=== Provided material ===
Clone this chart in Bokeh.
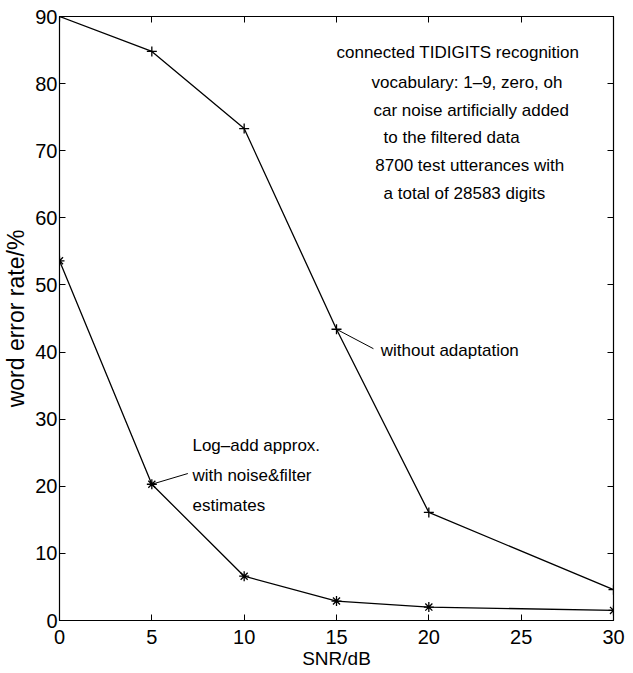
from bokeh.plotting import figure
from bokeh.models import Range1d, Label, FixedTicker, LinearAxis
from bokeh.embed import file_html
from bokeh.resources import INLINE

# ---- data ----
snr = [0, 5, 10, 15, 20, 30]
without_adapt = [90.0, 84.8, 73.3, 43.4, 16.1, 4.6]
logadd = [53.6, 20.3, 6.6, 2.9, 2.0, 1.5]
x_ticks = [0, 5, 10, 15, 20, 25, 30]
y_ticks = [0, 10, 20, 30, 40, 50, 60, 70, 80, 90]

info_lines = ["connected TIDIGITS recognition",
              "vocabulary: 1\u20139, zero, oh",
              "car noise artificially added",
              "to the filtered data",
              "8700 test utterances with",
              "a total of 28583 digits"]
label_without = "without adaptation"
label_logadd = ["Log\u2013add approx.", "with noise&filter", "estimates"]

FONT = "'Liberation Sans Narrow', 'Arial Narrow', 'Liberation Sans', sans-serif"
AXFONT = "'Liberation Sans', Arial, sans-serif"
XMIN, XMAX, YMIN, YMAX = 0, 30, 0, 90

p = figure(width=633, height=673, output_backend="svg", toolbar_location=None,
           x_range=Range1d(XMIN, XMAX), y_range=Range1d(YMIN, YMAX),
           min_border_left=57, min_border_right=20, min_border_top=16, min_border_bottom=53)
p.background_fill_color = "white"
p.border_fill_color = "white"
p.outline_line_color = "black"
p.outline_line_width = 1.2
p.xgrid.visible = False
p.ygrid.visible = False

for ax in (p.xaxis[0], p.yaxis[0]):
    ax.major_tick_in = 6
    ax.major_tick_out = 0
    ax.minor_tick_line_color = None
    ax.axis_line_color = "black"
    ax.major_tick_line_color = "black"
    ax.major_label_text_font = FONT
    ax.major_label_text_font_size = "20px"
    ax.major_label_text_color = "black"
    ax.axis_label_text_font_style = "normal"
    ax.axis_label_text_color = "black"

p.xaxis.ticker = FixedTicker(ticks=x_ticks)
p.yaxis.ticker = FixedTicker(ticks=y_ticks)
p.xaxis.axis_label = "SNR/dB"
p.xaxis.axis_label_text_font = FONT
p.xaxis.axis_label_text_font_size = "19px"
p.xaxis.major_label_standoff = 9
p.xaxis.axis_label_standoff = 1
p.yaxis.axis_label = "word error rate/%"
p.yaxis.axis_label_text_font = AXFONT
p.yaxis.axis_label_text_font_size = "23px"
p.yaxis.major_label_standoff = 2
p.yaxis.axis_label_standoff = 3

# mirrored inward ticks on top and right edges (no labels)
top_axis = LinearAxis(ticker=FixedTicker(ticks=x_ticks), major_tick_in=6, major_tick_out=0,
                      minor_tick_line_color=None, axis_line_color=None,
                      major_label_overrides={t: "" for t in x_ticks}, major_label_standoff=0)
right_axis = LinearAxis(ticker=FixedTicker(ticks=y_ticks), major_tick_in=6, major_tick_out=0,
                        minor_tick_line_color=None, axis_line_color=None,
                        major_label_overrides={t: "" for t in y_ticks}, major_label_standoff=0)
p.add_layout(top_axis, "above")
p.add_layout(right_axis, "right")

p.line(snr, without_adapt, line_color="black", line_width=1.3)
p.scatter(snr, without_adapt, marker="cross", size=10, line_color="black", line_width=1.3)
p.line(snr, logadd, line_color="black", line_width=1.3)
p.scatter(snr, logadd, marker="asterisk", size=10, line_color="black", line_width=1.3)

# info text block
info_x = [15.0, 16.9, 17.0, 17.55, 17.1, 17.55]
info_y = [84.6, 80.2, 76.0, 72.0, 67.8, 63.6]
for t, xx, yy in zip(info_lines, info_x, info_y):
    p.add_layout(Label(x=xx, y=yy, text=t, text_font=FONT, text_font_size="17px",
                       text_baseline="middle", text_color="black"))

# without adaptation annotation
p.line([15.0, 17.0], [43.4, 40.5], line_color="black", line_width=1)
p.add_layout(Label(x=17.4, y=40.2, text=label_without, text_font=FONT, text_font_size="17px",
                   text_baseline="middle", text_color="black"))

# log-add annotation
p.line([5.0, 6.95], [20.3, 21.9], line_color="black", line_width=1)
for t, yy in zip(label_logadd, [26.1, 21.6, 17.1]):
    p.add_layout(Label(x=7.2, y=yy, text=t, text_font=FONT, text_font_size="17px",
                       text_baseline="middle", text_color="black"))

open("out.html", "w").write(file_html(p, INLINE))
===
■ Required task
Reproduce the listing exactly. Leave its pictures out.

■ Result of the task
Clone this chart in Bokeh.
from bokeh.plotting import figure
from bokeh.models import Range1d, Label, FixedTicker, LinearAxis
from bokeh.embed import file_html
from bokeh.resources import INLINE

# ---- data ----
snr = [0, 5, 10, 15, 20, 30]
without_adapt = [90.0, 84.8, 73.3, 43.4, 16.1, 4.6]
logadd = [53.6, 20.3, 6.6, 2.9, 2.0, 1.5]
x_ticks = [0, 5, 10, 15, 20, 25, 30]
y_ticks = [0, 10, 20, 30, 40, 50, 60, 70, 80, 90]

info_lines = ["connected TIDIGITS recognition",
              "vocabulary: 1\u20139, zero, oh",
              "car noise artificially added",
              "to the filtered data",
              "8700 test utterances with",
              "a total of 28583 digits"]
label_without = "without adaptation"
label_logadd = ["Log\u2013add approx.", "with noise&filter", "estimates"]

FONT = "'Liberation Sans Narrow', 'Arial Narrow', 'Liberation Sans', sans-serif"
AXFONT = "'Liberation Sans', Arial, sans-serif"
XMIN, XMAX, YMIN, YMAX = 0, 30, 0, 90

p = figure(width=633, height=673, output_backend="svg", toolbar_location=None,
           x_range=Range1d(XMIN, XMAX), y_range=Range1d(YMIN, YMAX),
           min_border_left=57, min_border_right=20, min_border_top=16, min_border_bottom=53)
p.background_fill_color = "white"
p.border_fill_color = "white"
p.outline_line_color = "black"
p.outline_line_width = 1.2
p.xgrid.visible = False
p.ygrid.visible = False

for ax in (p.xaxis[0], p.yaxis[0]):
    ax.major_tick_in = 6
    ax.major_tick_out = 0
    ax.minor_tick_line_color = None
    ax.axis_line_color = "black"
    ax.major_tick_line_color = "black"
    ax.major_label_text_font = FONT
    ax.major_label_text_font_size = "20px"
    ax.major_label_text_color = "black"
    ax.axis_label_text_font_style = "normal"
    ax.axis_label_text_color = "black"

p.xaxis.ticker = FixedTicker(ticks=x_ticks)
p.yaxis.ticker = FixedTicker(ticks=y_ticks)
p.xaxis.axis_label = "SNR/dB"
p.xaxis.axis_label_text_font = FONT
p.xaxis.axis_label_text_font_size = "19px"
p.xaxis.major_label_standoff = 9
p.xaxis.axis_label_standoff = 1
p.yaxis.axis_label = "word error rate/%"
p.yaxis.axis_label_text_font = AXFONT
p.yaxis.axis_label_text_font_size = "23px"
p.yaxis.major_label_standoff = 2
p.yaxis.axis_label_standoff = 3

# mirrored inward ticks on top and right edges (no labels)
top_axis = LinearAxis(ticker=FixedTicker(ticks=x_ticks), major_tick_in=6, major_tick_out=0,
                      minor_tick_line_color=None, axis_line_color=None,
                      major_label_overrides={t: "" for t in x_ticks}, major_label_standoff=0)
right_axis = LinearAxis(ticker=FixedTicker(ticks=y_ticks), major_tick_in=6, major_tick_out=0,
                        minor_tick_line_color=None, axis_line_color=None,
                        major_label_overrides={t: "" for t in y_ticks}, major_label_standoff=0)
p.add_layout(top_axis, "above")
p.add_layout(right_axis, "right")

p.line(snr, without_adapt, line_color="black", line_width=1.3)
p.scatter(snr, without_adapt, marker="cross", size=10, line_color="black", line_width=1.3)
p.line(snr, logadd, line_color="black", line_width=1.3)
p.scatter(snr, logadd, marker="asterisk", size=10, line_color="black", line_width=1.3)

# info text block
info_x = [15.0, 16.9, 17.0, 17.55, 17.1, 17.55]
info_y = [84.6, 80.2, 76.0, 72.0, 67.8, 63.6]
for t, xx, yy in zip(info_lines, info_x, info_y):
    p.add_layout(Label(x=xx, y=yy, text=t, text_font=FONT, text_font_size="17px",
                       text_baseline="middle", text_color="black"))

# without adaptation annotation
p.line([15.0, 17.0], [43.4, 40.5], line_color="black", line_width=1)
p.add_layout(Label(x=17.4, y=40.2, text=label_without, text_font=FONT, text_font_size="17px",
                   text_baseline="middle", text_color="black"))

# log-add annotation
p.line([5.0, 6.95], [20.3, 21.9], line_color="black", line_width=1)
for t, yy in zip(label_logadd, [26.1, 21.6, 17.1]):
    p.add_layout(Label(x=7.2, y=yy, text=t, text_font=FONT, text_font_size="17px",
                       text_baseline="middle", text_color="black"))

open("out.html", "w").write(file_html(p, INLINE))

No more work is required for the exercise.